Identification, including a driver’s license, in the name of Brian Bach was recovered from the Harris’ apartment, and the photograph of Bach, who had reported the ID stolen, looks similar to Steven Andrew Soliah, Mrs. Olson’s brother and an individual seen visiting the Harris’ abode.

The pistol provided other links to the SLA:

The pistol traded for the recovered pistol turned out to be registered to a ________ (corrected 10-19-03) ____________, an "associate" of Michael Bortin who had known Bortin at least since the latter’s involvement in an earlier bombing conspiracy involving William Brandt and his girlfriend, Wendy Yoshimura. (___________ has stated that he was not an "associate" of Michael Borton, the apparent "paper trail" link being his position as chairman of the Willie Brant defense committee, specifically correspondence with a prison case worker, apparently of the then imprisoned Willie Brant)

My note:  Willie Brant, who was in prison was the boyfriend of Wendy Yoshimura .  Yoshimura escaped capture and became a fugitive jointing up with Hearst and the Harris's in the Pennsylvania farm house during the "lost year".  To me it seems plausible that ________ could have had some communications with related people without knowing the SLA connection.  I had an indirect pre-SLA Camilla Hall connection, abet weak, that may have led to 1977 contact with James Kilgore here in Minneapolis but I didn't know it was SLA.

Yoshimura was the Japanese woman who later was arrested with Hearst in 1975, and who recently was fictionalized in Susan Choi’s book, American Woman. She currently resides in Oakland.

________ at one time lived in Arizona, and his initials, address, and phone number were found on a piece of paper recovered from the Harris’ apartment. (_________ was chairman of Willie Brandt's defense committee so it's no surprise that his address was out there) ._________ vacated the Arizona address during early summer of 1975 and next was known to have paid a visit to Brandt at Soledad prison in California. It was apparently at this time that he made contact with the SLA, who also were in contact with Brandt via Yoshimura.  (Last sentence redacted,  Sale of gun by ________ was legal and he was cleared of any involvement or legal jeopardy.)
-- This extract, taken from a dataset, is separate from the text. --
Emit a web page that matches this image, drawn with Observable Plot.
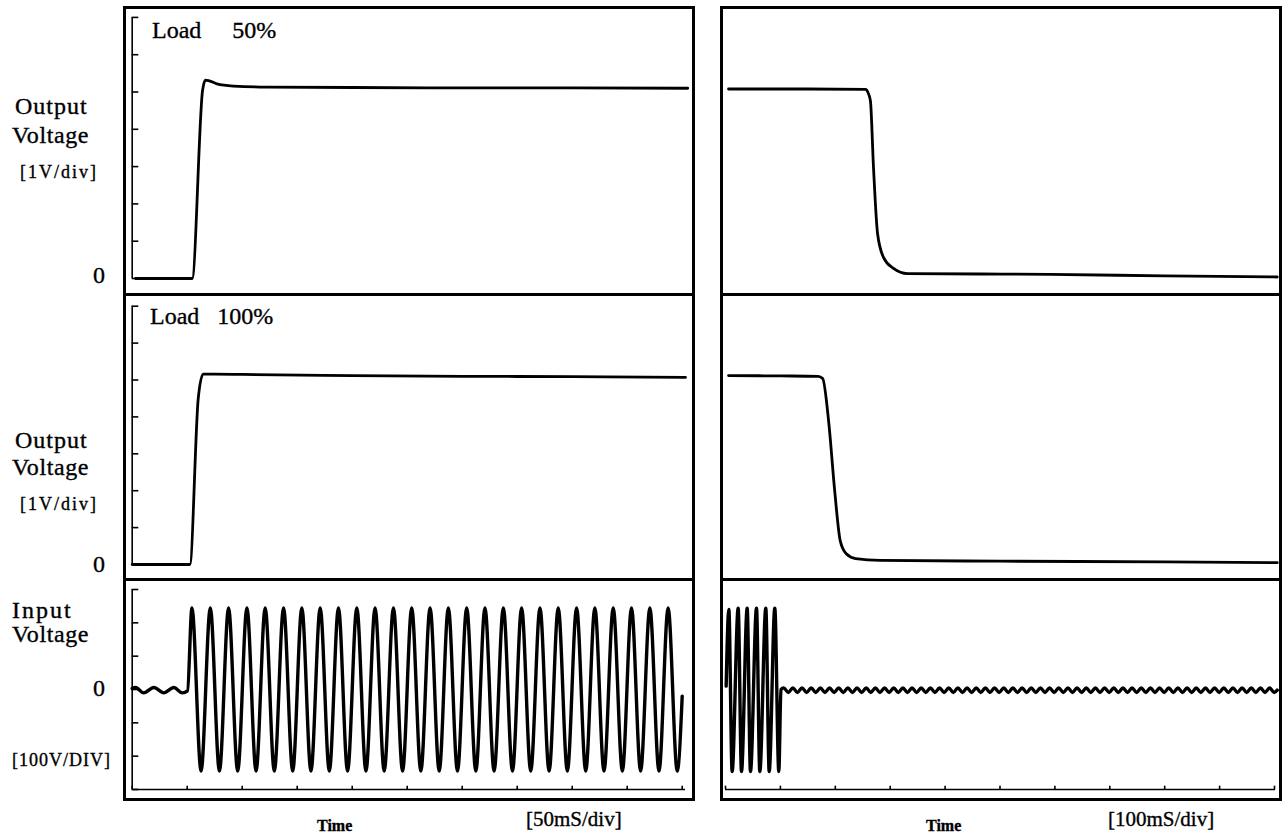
<!DOCTYPE html>
<html><head><meta charset="utf-8">
<script src="https://cdn.jsdelivr.net/npm/d3@7"></script>
<script src="https://cdn.jsdelivr.net/npm/@observablehq/plot@0.6"></script>
<style>
body{margin:0;background:#fff;}
#root{position:relative;width:1284px;height:838px;overflow:hidden;font-family:"Liberation Serif","DejaVu Serif",serif;color:#000;background:#fff;}
.frame{position:absolute;border:3px solid #000;box-sizing:border-box;}
.bar{position:absolute;height:3px;background:#000;}
.lbl{position:absolute;white-space:pre;-webkit-text-stroke:0.35px #000;}
</style></head><body><div id="root"></div>
<script>
// ---------------- DATA ----------------
// Output voltage (V), time (ms) — Load 50%, start-up (50 ms/div)
const load50T = [3, 54.5, 64, 66.5, 70, 77, 92, 123, 200, 300, 400, 505];
const load50V = [0, 0, 5.05, 5.32, 5.30, 5.22, 5.16, 5.13, 5.12, 5.11, 5.11, 5.10];
// Output voltage — Load 100%, start-up (50 ms/div)
const load100T = [0, 52.4, 60, 64.5, 75, 100, 200, 300, 400, 503];
const load100V = [0, 0, 4.49, 5.16, 5.16, 5.15, 5.12, 5.10, 5.09, 5.07];
// Output voltage — Load 50%, shut-down (100 ms/div)
const off50T = [5.5, 150, 255, 260.5, 264, 269.6, 277, 288, 306, 331.5, 465, 592, 800, 1005];
const off50V = [5.08, 5.08, 5.07, 4.95, 4.76, 2.97, 1.2, 0.56, 0.27, 0.13, 0.12, 0.11, 0.07, 0.04];
// Output voltage — Load 100%, shut-down (100 ms/div)
const off100T = [5.5, 100, 169, 177, 188, 199, 209, 220, 237, 282, 500, 800, 1005];
const off100V = [5.12, 5.11, 5.10, 5.04, 3.86, 1.98, 0.64, 0.29, 0.16, 0.11, 0.09, 0.07, 0.05];
// Input voltage (V), start-up, 50 ms/div (extrema as read)
const inOnT = [0, 3, 10.5, 19.7, 28.7, 37.9, 45.5, 50.3,
  54.3, 62.6, 71, 79.3, 87.6, 95.9, 104.3, 112.6, 120.9, 129.2,
  137.6, 145.9, 154.2, 162.5, 170.9, 179.2, 187.5, 195.8, 204.2, 212.5,
  220.8, 229.1, 237.5, 245.8, 254.1, 262.4, 270.8, 279.1, 287.4, 295.7,
  304.1, 312.4, 320.7, 329, 337.4, 345.7, 354, 362.3, 370.7, 379,
  387.3, 395.6, 404, 412.3, 420.6, 428.9, 437.3, 445.6, 453.9, 462.2,
  470.6, 478.9, 487.2, 495.5, 500];
const inOnV = [3, 6, -10, 6, -10, 6, -10, -4,
  245,-245,245,-245,245,-245,245,-245,245,-245,
  245,-245,245,-245,245,-245,245,-245,245,-245,
  245,-245,245,-245,245,-245,245,-245,245,-245,
  245,-245,245,-245,245,-245,245,-245,245,-245,
  245,-245,245,-245,245,-245,245,-245,245,-245,
  245,-245,245,-245, -20];
// Input voltage, shut-down, 100 ms/div (extrema as read)
const inOffT = [1.2, 6.1, 12.1, 23.1, 29.1, 39.5, 45.5, 56.5, 62.5, 73.4, 79.6, 89.8, 97.1, 101,
  106, 114.4, 122.7, 131, 139.4, 147.7, 156.1, 164.4, 172.8, 181.1,
  189.5, 197.8, 206.2, 214.5, 222.9, 231.2, 239.6, 247.9, 256.3, 264.6,
  273, 281.3, 289.7, 298, 306.4, 314.7, 323.1, 331.4, 339.8, 348.1,
  356.5, 364.8, 373.2, 381.5, 389.9, 398.2, 406.6, 414.9, 423.3, 431.6,
  440, 448.3, 456.7, 465, 473.4, 481.7, 490.1, 498.4, 506.8, 515.1,
  523.5, 531.8, 540.2, 548.5, 556.9, 565.2, 573.6, 581.9, 590.3, 598.6,
  607, 615.3, 623.7, 632, 640.4, 648.7, 657.1, 665.4, 673.8, 682.1,
  690.5, 698.8, 707.2, 715.5, 723.9, 732.2, 740.6, 748.9, 757.3, 765.6,
  774, 782.3, 790.7, 799, 807.4, 815.7, 824.1, 832.4, 840.8, 849.1,
  857.5, 865.8, 874.2, 882.5, 890.9, 899.2, 907.6, 915.9, 924.3, 932.6,
  941, 949.3, 957.7, 966, 974.4, 982.7, 991.1, 999.4,
  1005];
const inOffV = [10, 240, -246, 244, -246, 244, -246, 244, -246, 244, -246, 244, -246, 0,
  5,-9,5,-9,5,-9,5,-9,5,-9,
  5,-9,5,-9,5,-9,5,-9,5,-9,
  5,-9,5,-9,5,-9,5,-9,5,-9,
  5,-9,5,-9,5,-9,5,-9,5,-9,
  5,-9,5,-9,5,-9,5,-9,5,-9,
  5,-9,5,-9,5,-9,5,-9,5,-9,
  5,-9,5,-9,5,-9,5,-9,5,-9,
  5,-9,5,-9,5,-9,5,-9,5,-9,
  5,-9,5,-9,5,-9,5,-9,5,-9,
  5,-9,5,-9,5,-9,5,-9,5,-9,
  5,-9,5,-9,5,-9,5,-9,
  -2];
// Tick values
const outTicks = [0, 1, 2, 3, 4, 5, 6, 7];          // 1 V/div
const inTicks = [-300, -200, -100, 0, 100, 200, 300]; // 100 V/div
const timeTicksOn = [0, 50, 100, 150, 200, 250, 300, 350, 400, 450, 500];
const timeTicksOff = [0, 100, 200, 300, 400, 500, 600, 700, 800, 900, 1000];
// Texts
const loadWord = "Load";
const loadLevels = ["50%", "100%"];
const outLabel = ["Output", "Voltage", "[1V/div]"];
const inLabel = ["Input", "Voltage", "[100V/DIV]"];
const zeroLabel = "0";
const timeLabel = "Time";
const timeDivs = ["[50mS/div]", "[100mS/div]"];

// ---------------- LAYOUT ----------------
const root = document.getElementById("root");
const rows = (T, V) => T.map((t, i) => ({t, v: V[i]}));

function box(cls, css) {
  const d = document.createElement("div");
  d.className = cls;
  Object.assign(d.style, css);
  root.appendChild(d);
  return d;
}
function label(text, left, cy, size, extra = {}) {
  const d = box("lbl", {left: left + "px", top: (cy - size * 0.506) + "px",
    fontSize: size + "px", lineHeight: size + "px", ...extra});
  d.textContent = text;
  return d;
}

// frames
box("frame", {left: "123px", top: "6px", width: "572px", height: "795px"});
box("frame", {left: "720px", top: "6px", width: "562px", height: "795px"});
box("bar", {left: "123px", width: "572px", top: "292.5px"});
box("bar", {left: "123px", width: "572px", top: "577.5px"});
box("bar", {left: "720px", width: "562px", top: "292.5px"});
box("bar", {left: "720px", width: "562px", top: "577.5px"});

// column / row geometry (page px)
const cols = {
  on:  {left: 127, width: 564, mL: 4.7, mR: 9.3, domain: [0, 500]},
  off: {left: 724, width: 554, mL: 1, mR: 4, domain: [0, 1000]}
};
const rowsG = {
  top: {top: 9, height: 284, mT: 7.9, mB: 15, domain: [0, 7]},
  mid: {top: 296, height: 282, mT: 9.7, mB: 14, domain: [0, 7]},
  bot: {top: 581, height: 215, mT: 8, mB: 7, domain: [-300, 300]}
};

function panel(col, row, marks) {
  const c = cols[col], r = rowsG[row];
  const svg = Plot.plot({
    width: c.width, height: r.height,
    marginLeft: c.mL, marginRight: c.mR, marginTop: r.mT, marginBottom: r.mB,
    x: {domain: c.domain, axis: null},
    y: {domain: r.domain, axis: null},
    style: {background: "transparent", overflow: "visible"},
    marks
  });
  svg.style.position = "absolute";
  svg.style.left = c.left + "px";
  svg.style.top = r.top + "px";
  root.appendChild(svg);
}

const outAxis = () => [
  Plot.ruleX([0], {y1: 0, y2: 7, stroke: "#000", strokeWidth: 1.6}),
  Plot.ruleY(outTicks, {x1: 0, x2: 6, stroke: "#000", strokeWidth: 1.6})
];
const trace = (T, V, w = 2.8) => Plot.line(rows(T, V), {x: "t", y: "v", curve: "monotone-x", stroke: "#000", strokeWidth: w});

panel("on", "top", [...outAxis(), trace(load50T, load50V)]);
panel("on", "mid", [...outAxis(), trace(load100T, load100V)]);
panel("on", "bot", [
  Plot.ruleX([0], {y1: -300, y2: 300, stroke: "#000", strokeWidth: 1.6}),
  Plot.ruleY(inTicks, {x1: 0, x2: 6, stroke: "#000", strokeWidth: 1.6}),
  Plot.ruleY([-300], {x1: 0, x2: 503, stroke: "#000", strokeWidth: 1.6}),
  Plot.ruleX(timeTicksOn, {y1: -300, y2: -290, stroke: "#000", strokeWidth: 1.6}),
  trace(inOnT, inOnV, 3.4)
]);
panel("off", "top", [trace(off50T, off50V)]);
panel("off", "mid", [trace(off100T, off100V)]);
panel("off", "bot", [
  Plot.ruleY([-300], {x1: 0, x2: 1002, stroke: "#000", strokeWidth: 1.6}),
  Plot.ruleX(timeTicksOff, {y1: -300, y2: -290, stroke: "#000", strokeWidth: 1.6}),
  trace(inOffT, inOffV, 3.4)
]);

// Load labels
const l1 = label(loadWord + " ", 152, 30.5, 24);
const s1 = document.createElement("span"); s1.textContent = loadLevels[0]; s1.style.marginLeft = "25px"; l1.appendChild(s1);
const l2 = label(loadWord + " ", 150, 316.5, 24);
const s2 = document.createElement("span"); s2.textContent = loadLevels[1]; s2.style.marginLeft = "12px"; l2.appendChild(s2);

// Left axis labels
label(outLabel[0], 15, 106.5, 24, {letterSpacing: "1px"});
label(outLabel[1], 12, 135.5, 24, {letterSpacing: "0.6px"});
label(outLabel[2], 20, 172.5, 18, {letterSpacing: "2px"});
label(zeroLabel, 93, 275, 24);

label(outLabel[0], 15, 440, 24, {letterSpacing: "1px"});
label(outLabel[1], 12, 467, 24, {letterSpacing: "0.6px"});
label(outLabel[2], 20, 504, 18, {letterSpacing: "2px"});
label(zeroLabel, 93, 564, 24);

label(inLabel[0], 12, 610, 24, {letterSpacing: "2px"});
label(inLabel[1], 12, 634, 24, {letterSpacing: "0.6px"});
label(zeroLabel, 93, 688, 24);
label(inLabel[2], 12, 760, 18, {letterSpacing: "1px"});

// Bottom labels
label(timeLabel, 317, 826, 16, {fontWeight: "bold"});
label(timeDivs[0], 526, 820, 21);
label(timeLabel, 926, 826, 16, {fontWeight: "bold"});
label(timeDivs[1], 1108, 820, 21);
</script></body></html>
Hearst has said that the person who did this and other weapons launderings for the group was Steven Soliah, and it is a fact that Soliah is the SLA associate who most looks like Brian Bach. Connecting the dots, which all confirm Hearst’s previous account, it would appear that Soliah, with Emily Hams, went to L.A. in mid-August 1975, where on the 16th Soliah disposed of ________ gun. Hams at this time would have had the opportunity to surveil the Argentinian Consulate as a possible bombing target. Later, after returning to San Francisco, where the SLA had moved after the death of Mrs. Opsahi, Mrs. Harris related her surveillance information to Kilgore and Mrs. Olson, drawing the diagram in the notebook and showing them locations on the map. Kilgore made the entry, "Argentina 938-201 [or 7]3 5900 Wilshire." Kilgore and Mrs. Olson then took the map with them to Los Angeles but for some reason did not bomb the consulate. Instead, they tried to target Officer Bryan and his partner, who miraculously survived the attempt on their lives without a scratch -- but (after two trips by their attackers totaling almost 1,400 miles) only by a thirty-secondth of an inch. Mangus

10-19-03 FYI: _____ was awarded a masters in theology by St. Thomas Seminary in June 1973, last known address __________ St., Denver, Colorado. Perhaps you will recall that, when Jack Scott rented the Ryder van in which he ferried Patricia Hearst back to the West Coast, he originally declared that he would drop off the van in Denver. However, I have no information placing __________ in Denver in September 1974.